I think that’s what’s hot in cocktails these days is being driven by bartenders, not by consumers. And I think it’s this “Emperor’s New Clothes” thing. People go to a cocktail bar, and they almost enjoy the intimidation. The abuse. They go to a bar, they don’t recognize the ingredients in the cocktails, but the bartenders are like, here, you’re going to drink this because I’m smarter than you. I did a little case study, grabbed menus from bars all over town, and put them into a slideshow, and you know what? They’re all the same. Some sort of weird liquor, one or two types of amaro, maybe some housemade syrup or something, and some strange bitter you’ve never heard of, and they’re all stirred. And they’re all poured over a big ice cube. You know, I know a few things about bars, I like to think I’m a bit of an expert, and even I don’t recognize some of the ingredients people are using these days, which is kind of sad. 

It’s almost like a fetishizing of cocktails and spirits these days, and I don’t think it’s going to last too much longer. I don’t think it’s what consumers want. I think they want something that’s enjoyable and fun to drink.

You know, for those people who want the classics, we’ve got the book. We can do a Remember the Maine and the Vieux Carrés, but this place is more about our favorites. They’re fun classics that we love drinking. We spent a lot of time developing these recipes. The bartenders were skeptical at first, but I was like, But mojitos are amazing! And the only people telling you that mojitos aren’t cool are bartenders! Everybody loves a mojito! You know, a couple of bartenders came in and asked what they should drink, and I said, “Have you had a mojito lately?” And one of the younger guys says, “What do I look like? A 50-year-old lady?” That’s how bartenders think! So bartenders are telling you that mojitos aren’t cool, but I’m here to tell you that they are, and we make the best fucking mojito in the city. 

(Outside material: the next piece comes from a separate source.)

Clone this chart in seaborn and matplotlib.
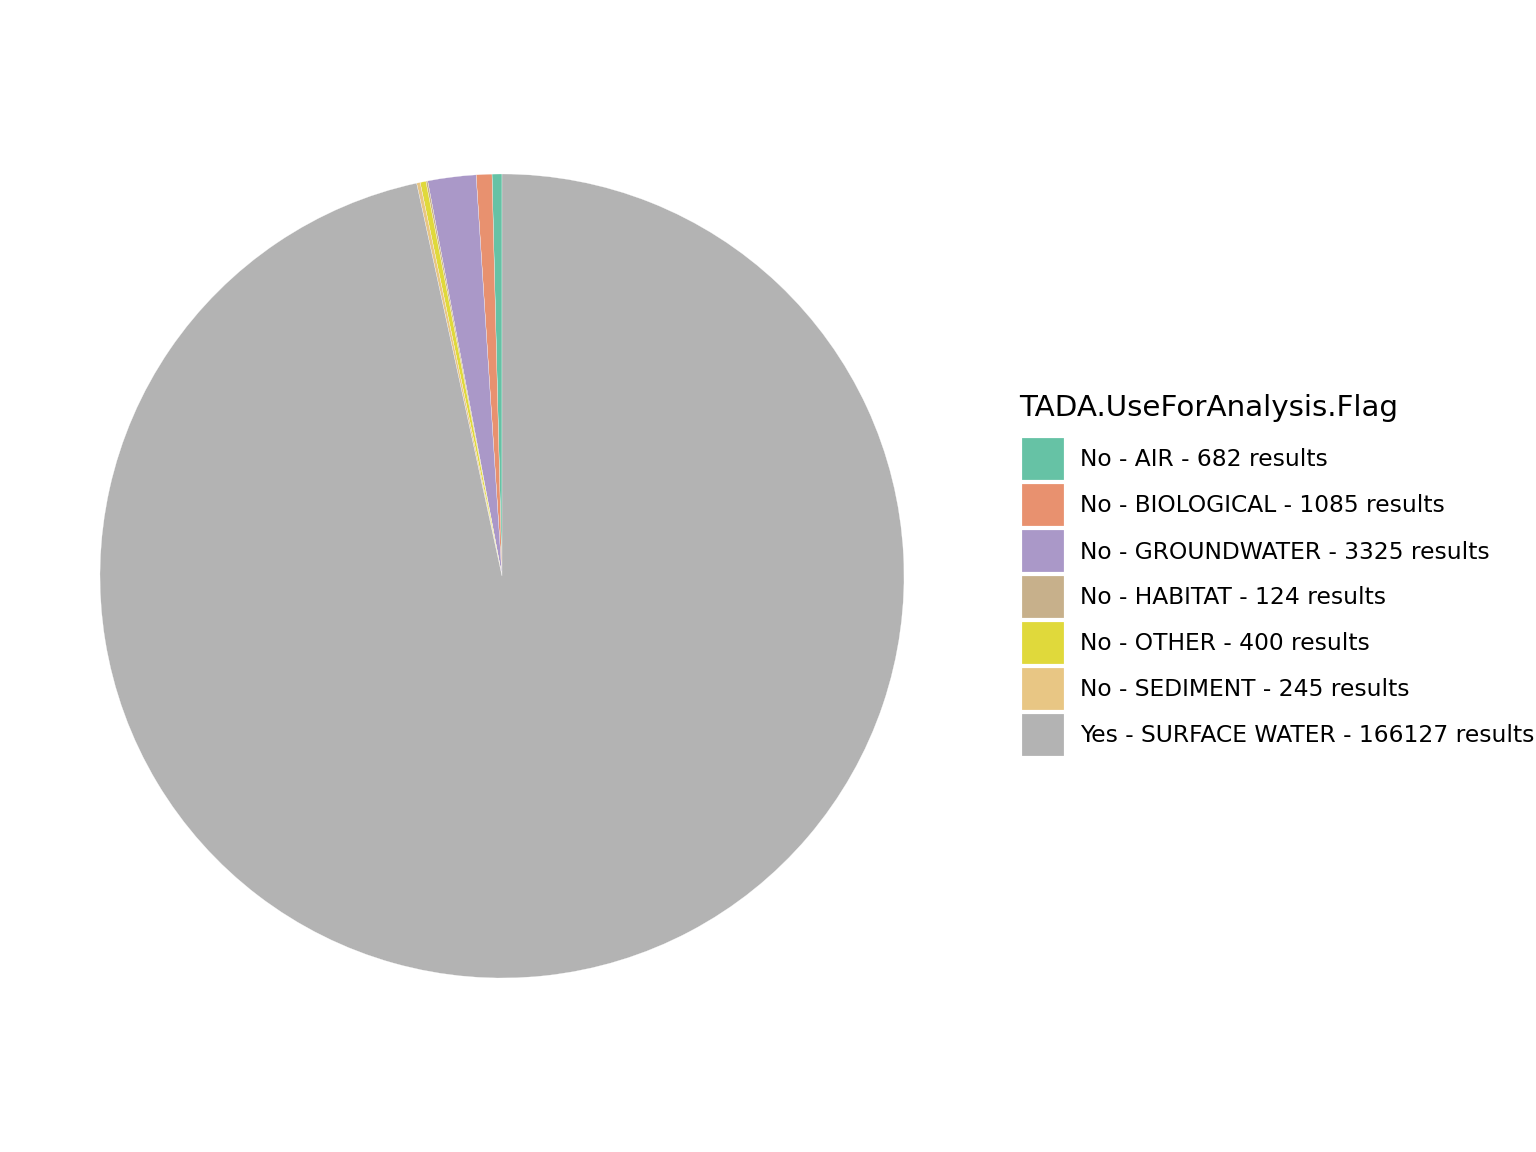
import matplotlib
matplotlib.use("Agg")
import matplotlib.pyplot as plt
import seaborn as sns
from matplotlib.patches import Rectangle

categories = ['No - AIR', 'No - BIOLOGICAL', 'No - GROUNDWATER', 'No - HABITAT',
              'No - OTHER', 'No - SEDIMENT', 'Yes - SURFACE WATER']
counts = [682, 1085, 3325, 124, 400, 245, 166127]
colors = ['#66C2A5', '#E8916F', '#AA98C8', '#C7B08B', '#E0D93B', '#E8C684', '#B3B3B3']

labels = [f"{c} - {n} results" for c, n in zip(categories, counts)]

sns.set_theme(style="white")
plt.rcParams['font.family'] = ['DejaVu Sans']

W, H = 1536, 1152
fig = plt.figure(figsize=(8, 6), dpi=192)
ax = fig.add_axes([100 / W, 174 / H, 804 / W, 804 / H])
palette = sns.color_palette(colors)

ax.pie(counts, colors=palette, startangle=90, counterclock=True, radius=1,
       wedgeprops=dict(edgecolor='white', linewidth=0.1))
ax.set_xlim(-1, 1)
ax.set_ylim(-1, 1)
ax.set_aspect('equal')
ax.axis('off')

# legend, laid out like ggplot's (pixel positions converted to figure coords)
fig.text(1019 / W, 1 - 408 / H, 'TADA.UseForAnalysis.Flag', fontsize=11,
         color='black', ha='left', va='center')
for i, (col, lab) in enumerate(zip(palette, labels)):
    top = 436 + 46 * i
    fig.patches.append(Rectangle((1020 / W, 1 - (top + 45) / H), 45 / W, 45 / H,
                                 transform=fig.transFigure, facecolor=col,
                                 edgecolor='white', linewidth=1.2))
    fig.text(1080 / W, 1 - (top + 24) / H, lab, fontsize=8.75, color='black',
             ha='left', va='center')

fig.savefig('out.png', dpi=192)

I think the sea of change is that people start going to bars to have fun again and not to bathe in the intimidation.

Q: What are you going to do once you’re done working behind the bar? It’s such a physically demanding job.

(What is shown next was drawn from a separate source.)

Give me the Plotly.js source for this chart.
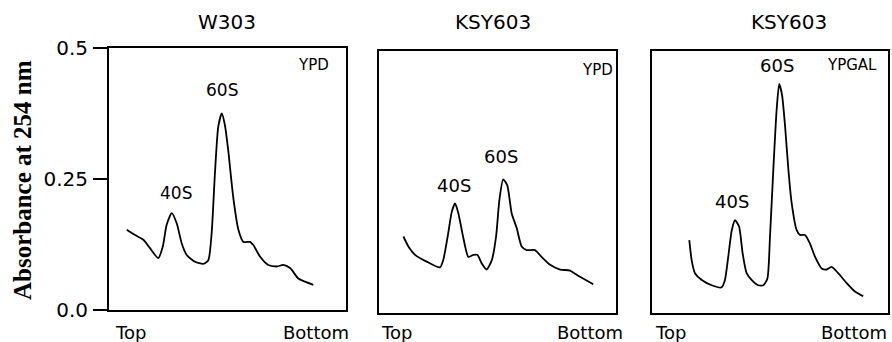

A: I’m trying to do as much as possible now, because I know I can’t do this forever. Right now, I’m active, I swim multiple days a week. I’m really trying to expand my platform as much as possible. I mean, I work five nights a week for ten to twelve hours a shift. It’s hard to get up some mornings – I’m a little creaky. I’m doing everything I can to take care of my body when I’m not at work, and just expanding my platform, so that when the day does come, I can still participate in the industry with writing, teaching. As long as I can still get the message out to as many people as possible, that’s really what I’m in it for. My mother was a teacher, so teaching is just in my blood. The book and the blog are part of that.

Q: When you go out, what are you drinking and where?

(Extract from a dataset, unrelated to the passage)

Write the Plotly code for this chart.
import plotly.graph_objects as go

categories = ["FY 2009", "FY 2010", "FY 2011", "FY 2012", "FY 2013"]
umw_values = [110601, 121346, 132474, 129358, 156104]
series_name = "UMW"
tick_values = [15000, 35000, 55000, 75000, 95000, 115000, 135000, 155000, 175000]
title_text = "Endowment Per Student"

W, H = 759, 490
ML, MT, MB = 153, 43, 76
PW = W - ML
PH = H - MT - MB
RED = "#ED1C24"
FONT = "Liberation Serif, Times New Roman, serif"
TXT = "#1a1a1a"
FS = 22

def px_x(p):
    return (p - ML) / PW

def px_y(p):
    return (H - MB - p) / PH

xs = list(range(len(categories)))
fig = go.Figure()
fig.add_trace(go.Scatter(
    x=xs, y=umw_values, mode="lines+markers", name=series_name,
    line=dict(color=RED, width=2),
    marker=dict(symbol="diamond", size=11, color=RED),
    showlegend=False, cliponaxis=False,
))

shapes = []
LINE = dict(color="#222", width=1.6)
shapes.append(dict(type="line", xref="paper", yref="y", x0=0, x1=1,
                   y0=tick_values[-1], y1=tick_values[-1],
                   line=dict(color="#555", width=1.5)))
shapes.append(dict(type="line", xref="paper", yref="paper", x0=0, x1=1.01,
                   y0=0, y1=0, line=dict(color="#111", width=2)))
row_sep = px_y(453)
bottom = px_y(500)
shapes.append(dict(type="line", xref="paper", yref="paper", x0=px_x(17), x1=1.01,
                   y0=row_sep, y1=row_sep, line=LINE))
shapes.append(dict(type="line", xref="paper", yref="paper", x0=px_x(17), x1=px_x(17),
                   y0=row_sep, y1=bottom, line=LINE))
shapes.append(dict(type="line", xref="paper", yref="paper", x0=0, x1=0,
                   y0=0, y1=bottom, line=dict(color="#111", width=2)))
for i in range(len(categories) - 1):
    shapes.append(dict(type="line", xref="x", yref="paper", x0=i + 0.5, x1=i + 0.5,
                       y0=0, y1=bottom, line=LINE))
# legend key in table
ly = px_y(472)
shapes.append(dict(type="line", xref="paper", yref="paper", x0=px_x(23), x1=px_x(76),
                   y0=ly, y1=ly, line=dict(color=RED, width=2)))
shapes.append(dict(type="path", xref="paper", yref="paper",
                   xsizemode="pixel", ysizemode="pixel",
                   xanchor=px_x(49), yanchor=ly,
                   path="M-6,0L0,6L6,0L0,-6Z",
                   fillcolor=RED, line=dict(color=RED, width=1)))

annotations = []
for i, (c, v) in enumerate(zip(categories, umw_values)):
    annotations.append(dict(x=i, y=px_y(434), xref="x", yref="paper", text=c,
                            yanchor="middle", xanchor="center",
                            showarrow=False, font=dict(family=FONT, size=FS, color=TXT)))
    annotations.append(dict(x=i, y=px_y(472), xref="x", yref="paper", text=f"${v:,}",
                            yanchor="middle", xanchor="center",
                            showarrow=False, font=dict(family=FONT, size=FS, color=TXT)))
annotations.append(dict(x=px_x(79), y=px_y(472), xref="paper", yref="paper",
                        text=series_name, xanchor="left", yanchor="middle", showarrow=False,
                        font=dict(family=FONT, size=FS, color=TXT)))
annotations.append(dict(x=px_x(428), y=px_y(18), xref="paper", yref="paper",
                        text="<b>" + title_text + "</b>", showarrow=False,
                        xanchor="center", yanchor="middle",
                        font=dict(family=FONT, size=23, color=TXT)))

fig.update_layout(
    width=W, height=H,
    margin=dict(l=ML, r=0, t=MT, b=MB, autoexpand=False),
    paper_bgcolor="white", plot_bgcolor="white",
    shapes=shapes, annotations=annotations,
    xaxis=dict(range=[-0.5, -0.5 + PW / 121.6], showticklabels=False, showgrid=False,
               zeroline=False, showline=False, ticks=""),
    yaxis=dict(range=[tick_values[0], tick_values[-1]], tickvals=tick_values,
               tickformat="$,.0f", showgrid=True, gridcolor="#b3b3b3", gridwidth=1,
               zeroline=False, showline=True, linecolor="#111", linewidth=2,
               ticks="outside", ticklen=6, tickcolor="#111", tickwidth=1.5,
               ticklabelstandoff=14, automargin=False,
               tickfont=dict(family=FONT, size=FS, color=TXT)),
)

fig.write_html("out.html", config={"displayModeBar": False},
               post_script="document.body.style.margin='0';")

A: I like pretty simple drinks. I don’t really go out much to learn or stay relevant. I do all of that on my own. If I go out, it’s for real, simple, classic cocktails. I drink daiquiris and margaritas in the summer. I drink Manhattans before I eat steak at Ringside Steakhouse. I go to Teardrop Lounge a lot, because I think those guys are some of the best bartenders in the city. Not just because they make great drinks, but because they’re also amazing guys. Daniel’s just done an amazing job keeping that place super relevant. He and I are very similar even though we’re very different. Daniel knows that just making great housemade ingredients isn’t going to keep a bar open for twenty years. What’s going to do it is the people, and he’s got some amazing people. They’re just so warm and funny. So many successful bartenders have come out of Teardrop, because the training program is so intense. You just can’t say enough nice things about Teardrop. It’s one of those Ground Zero places for Portland.

That’s what we want to do at Clyde, too. Just keep putting out that great talent. I think that’s the mark of a truly great restaurant or bar. It helps drive that next evolution of food and drinks.

Ok, give me the Jeffrey Morgenthaler face.
Ok, now give me the Jeffrey Morgenthaler face.